— START —
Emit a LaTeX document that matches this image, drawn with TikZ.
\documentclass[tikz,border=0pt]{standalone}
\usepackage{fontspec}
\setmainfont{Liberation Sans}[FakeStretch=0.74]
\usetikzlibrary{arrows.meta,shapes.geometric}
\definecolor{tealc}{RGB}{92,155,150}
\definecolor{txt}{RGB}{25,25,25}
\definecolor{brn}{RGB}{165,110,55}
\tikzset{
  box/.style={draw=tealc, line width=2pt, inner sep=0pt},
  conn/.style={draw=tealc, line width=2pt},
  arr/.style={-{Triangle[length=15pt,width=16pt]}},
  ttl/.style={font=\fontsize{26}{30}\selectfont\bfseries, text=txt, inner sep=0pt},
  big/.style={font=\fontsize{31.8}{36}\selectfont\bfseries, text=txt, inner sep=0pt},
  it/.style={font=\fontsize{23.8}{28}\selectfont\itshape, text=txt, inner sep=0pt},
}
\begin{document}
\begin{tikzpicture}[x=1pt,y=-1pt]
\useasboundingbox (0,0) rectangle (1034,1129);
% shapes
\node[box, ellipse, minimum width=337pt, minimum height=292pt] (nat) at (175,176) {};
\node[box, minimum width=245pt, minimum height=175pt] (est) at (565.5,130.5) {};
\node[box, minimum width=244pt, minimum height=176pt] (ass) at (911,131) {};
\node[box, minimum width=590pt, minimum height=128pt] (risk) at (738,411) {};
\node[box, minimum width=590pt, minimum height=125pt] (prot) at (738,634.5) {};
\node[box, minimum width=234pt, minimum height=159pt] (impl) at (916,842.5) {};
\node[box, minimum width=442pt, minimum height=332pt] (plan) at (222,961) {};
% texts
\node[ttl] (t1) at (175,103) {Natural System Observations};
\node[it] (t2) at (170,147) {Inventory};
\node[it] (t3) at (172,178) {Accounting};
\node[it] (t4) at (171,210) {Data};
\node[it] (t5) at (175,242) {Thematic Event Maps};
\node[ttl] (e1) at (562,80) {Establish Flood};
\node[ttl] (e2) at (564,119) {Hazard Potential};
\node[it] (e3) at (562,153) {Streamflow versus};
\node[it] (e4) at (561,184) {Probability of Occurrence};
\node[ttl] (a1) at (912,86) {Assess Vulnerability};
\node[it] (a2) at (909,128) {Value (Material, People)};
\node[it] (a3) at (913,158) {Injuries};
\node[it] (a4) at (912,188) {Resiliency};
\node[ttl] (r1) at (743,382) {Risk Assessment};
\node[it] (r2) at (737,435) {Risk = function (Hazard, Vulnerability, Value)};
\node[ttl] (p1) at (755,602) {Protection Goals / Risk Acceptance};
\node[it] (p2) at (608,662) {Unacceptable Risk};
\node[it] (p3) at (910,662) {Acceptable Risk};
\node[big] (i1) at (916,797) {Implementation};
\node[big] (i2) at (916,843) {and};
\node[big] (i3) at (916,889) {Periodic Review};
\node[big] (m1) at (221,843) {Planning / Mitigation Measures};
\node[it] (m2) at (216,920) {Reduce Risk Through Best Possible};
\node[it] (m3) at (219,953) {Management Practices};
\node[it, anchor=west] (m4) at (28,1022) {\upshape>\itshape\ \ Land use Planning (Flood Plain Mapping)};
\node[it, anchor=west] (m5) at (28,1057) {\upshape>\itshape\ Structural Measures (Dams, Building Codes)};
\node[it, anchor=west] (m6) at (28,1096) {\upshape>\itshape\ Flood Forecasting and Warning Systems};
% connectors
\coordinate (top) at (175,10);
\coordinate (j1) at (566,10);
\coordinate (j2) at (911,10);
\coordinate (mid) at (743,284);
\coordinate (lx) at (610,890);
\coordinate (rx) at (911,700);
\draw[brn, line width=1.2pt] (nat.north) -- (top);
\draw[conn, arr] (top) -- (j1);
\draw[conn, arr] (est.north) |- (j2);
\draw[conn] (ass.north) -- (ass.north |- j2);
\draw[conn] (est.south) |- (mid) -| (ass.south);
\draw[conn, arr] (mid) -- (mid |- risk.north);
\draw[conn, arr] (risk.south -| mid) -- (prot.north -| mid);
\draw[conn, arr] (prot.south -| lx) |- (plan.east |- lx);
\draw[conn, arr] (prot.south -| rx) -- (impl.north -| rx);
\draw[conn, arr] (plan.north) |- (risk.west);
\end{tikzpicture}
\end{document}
— END —
## Description of the task
The data above must be returned in full, exactly as written.

## Final result
Emit a LaTeX document that matches this image, drawn with TikZ.
\documentclass[tikz,border=0pt]{standalone}
\usepackage{fontspec}
\setmainfont{Liberation Sans}[FakeStretch=0.74]
\usetikzlibrary{arrows.meta,shapes.geometric}
\definecolor{tealc}{RGB}{92,155,150}
\definecolor{txt}{RGB}{25,25,25}
\definecolor{brn}{RGB}{165,110,55}
\tikzset{
  box/.style={draw=tealc, line width=2pt, inner sep=0pt},
  conn/.style={draw=tealc, line width=2pt},
  arr/.style={-{Triangle[length=15pt,width=16pt]}},
  ttl/.style={font=\fontsize{26}{30}\selectfont\bfseries, text=txt, inner sep=0pt},
  big/.style={font=\fontsize{31.8}{36}\selectfont\bfseries, text=txt, inner sep=0pt},
  it/.style={font=\fontsize{23.8}{28}\selectfont\itshape, text=txt, inner sep=0pt},
}
\begin{document}
\begin{tikzpicture}[x=1pt,y=-1pt]
\useasboundingbox (0,0) rectangle (1034,1129);
% shapes
\node[box, ellipse, minimum width=337pt, minimum height=292pt] (nat) at (175,176) {};
\node[box, minimum width=245pt, minimum height=175pt] (est) at (565.5,130.5) {};
\node[box, minimum width=244pt, minimum height=176pt] (ass) at (911,131) {};
\node[box, minimum width=590pt, minimum height=128pt] (risk) at (738,411) {};
\node[box, minimum width=590pt, minimum height=125pt] (prot) at (738,634.5) {};
\node[box, minimum width=234pt, minimum height=159pt] (impl) at (916,842.5) {};
\node[box, minimum width=442pt, minimum height=332pt] (plan) at (222,961) {};
% texts
\node[ttl] (t1) at (175,103) {Natural System Observations};
\node[it] (t2) at (170,147) {Inventory};
\node[it] (t3) at (172,178) {Accounting};
\node[it] (t4) at (171,210) {Data};
\node[it] (t5) at (175,242) {Thematic Event Maps};
\node[ttl] (e1) at (562,80) {Establish Flood};
\node[ttl] (e2) at (564,119) {Hazard Potential};
\node[it] (e3) at (562,153) {Streamflow versus};
\node[it] (e4) at (561,184) {Probability of Occurrence};
\node[ttl] (a1) at (912,86) {Assess Vulnerability};
\node[it] (a2) at (909,128) {Value (Material, People)};
\node[it] (a3) at (913,158) {Injuries};
\node[it] (a4) at (912,188) {Resiliency};
\node[ttl] (r1) at (743,382) {Risk Assessment};
\node[it] (r2) at (737,435) {Risk = function (Hazard, Vulnerability, Value)};
\node[ttl] (p1) at (755,602) {Protection Goals / Risk Acceptance};
\node[it] (p2) at (608,662) {Unacceptable Risk};
\node[it] (p3) at (910,662) {Acceptable Risk};
\node[big] (i1) at (916,797) {Implementation};
\node[big] (i2) at (916,843) {and};
\node[big] (i3) at (916,889) {Periodic Review};
\node[big] (m1) at (221,843) {Planning / Mitigation Measures};
\node[it] (m2) at (216,920) {Reduce Risk Through Best Possible};
\node[it] (m3) at (219,953) {Management Practices};
\node[it, anchor=west] (m4) at (28,1022) {\upshape>\itshape\ \ Land use Planning (Flood Plain Mapping)};
\node[it, anchor=west] (m5) at (28,1057) {\upshape>\itshape\ Structural Measures (Dams, Building Codes)};
\node[it, anchor=west] (m6) at (28,1096) {\upshape>\itshape\ Flood Forecasting and Warning Systems};
% connectors
\coordinate (top) at (175,10);
\coordinate (j1) at (566,10);
\coordinate (j2) at (911,10);
\coordinate (mid) at (743,284);
\coordinate (lx) at (610,890);
\coordinate (rx) at (911,700);
\draw[brn, line width=1.2pt] (nat.north) -- (top);
\draw[conn, arr] (top) -- (j1);
\draw[conn, arr] (est.north) |- (j2);
\draw[conn] (ass.north) -- (ass.north |- j2);
\draw[conn] (est.south) |- (mid) -| (ass.south);
\draw[conn, arr] (mid) -- (mid |- risk.north);
\draw[conn, arr] (risk.south -| mid) -- (prot.north -| mid);
\draw[conn, arr] (prot.south -| lx) |- (plan.east |- lx);
\draw[conn, arr] (prot.south -| rx) -- (impl.north -| rx);
\draw[conn, arr] (plan.north) |- (risk.west);
\end{tikzpicture}
\end{document}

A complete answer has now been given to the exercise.